Terminal effects[edit]

Wounds caused by contact shots are very devastating, as the body absorbs the entire discharge of the cartridge, not just the projectile. Even a blank cartridge can cause lethal wounds if fired in contact with the body, so powerheads (bang sticks), which are intended to fire at contact range, are often loaded with blanks.

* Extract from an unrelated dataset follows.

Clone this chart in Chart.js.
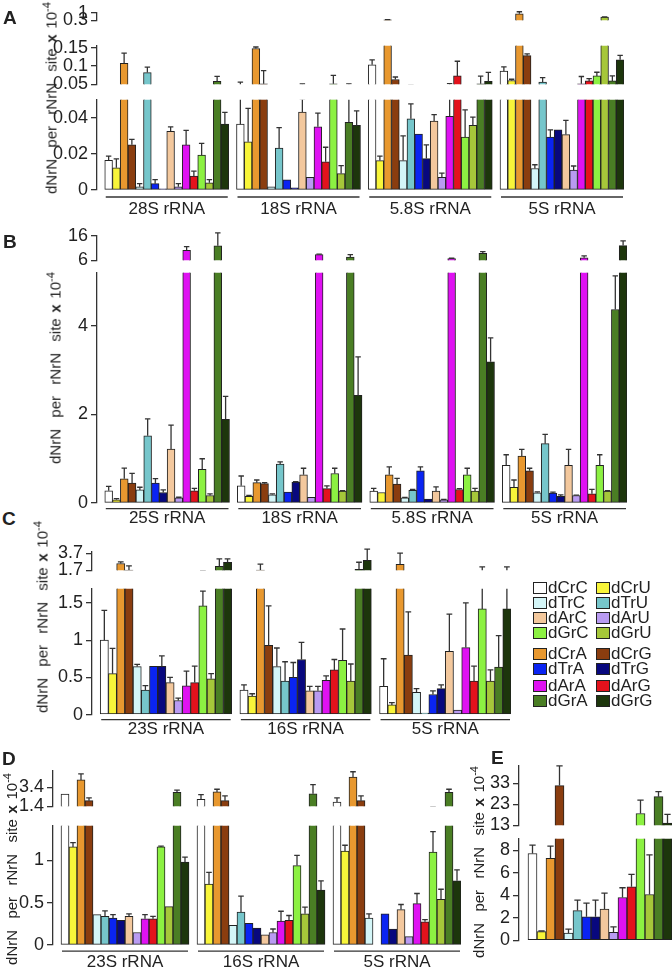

Firearms such as muzzleloaders and shotguns often have additional materials in the shot, such as a patch or wadding. While they are generally too lightweight to penetrate at longer ranges, they will penetrate in a contact shot. Since these are often made of porous materials such as cloth and cardboard, there is a significantly elevated risk of infection from the wound.

Characteristics[edit]

In the field of forensic ballistics, the characteristics of a contact shot are often an important part of recreating a shooting. A contact shot produces a distinctive wound, with extensive tissue damage from the burning propellant. Unlike a shot from point-blank range, the powder burns will cover a very small area right around the entry wound; often there will be a distinct pattern, called tattooing. Star-shaped tattooing is often caused by the rifling in the gun barrel, and distinct patterns may also be made by flash suppressors or muzzle brakes. The shape of the tattooing may help identify the firearm used.

In many cases, the body's absorption of the muzzle blast will act as a suppressor, trapping the propellant gases under the skin and muffling the sound of the shot.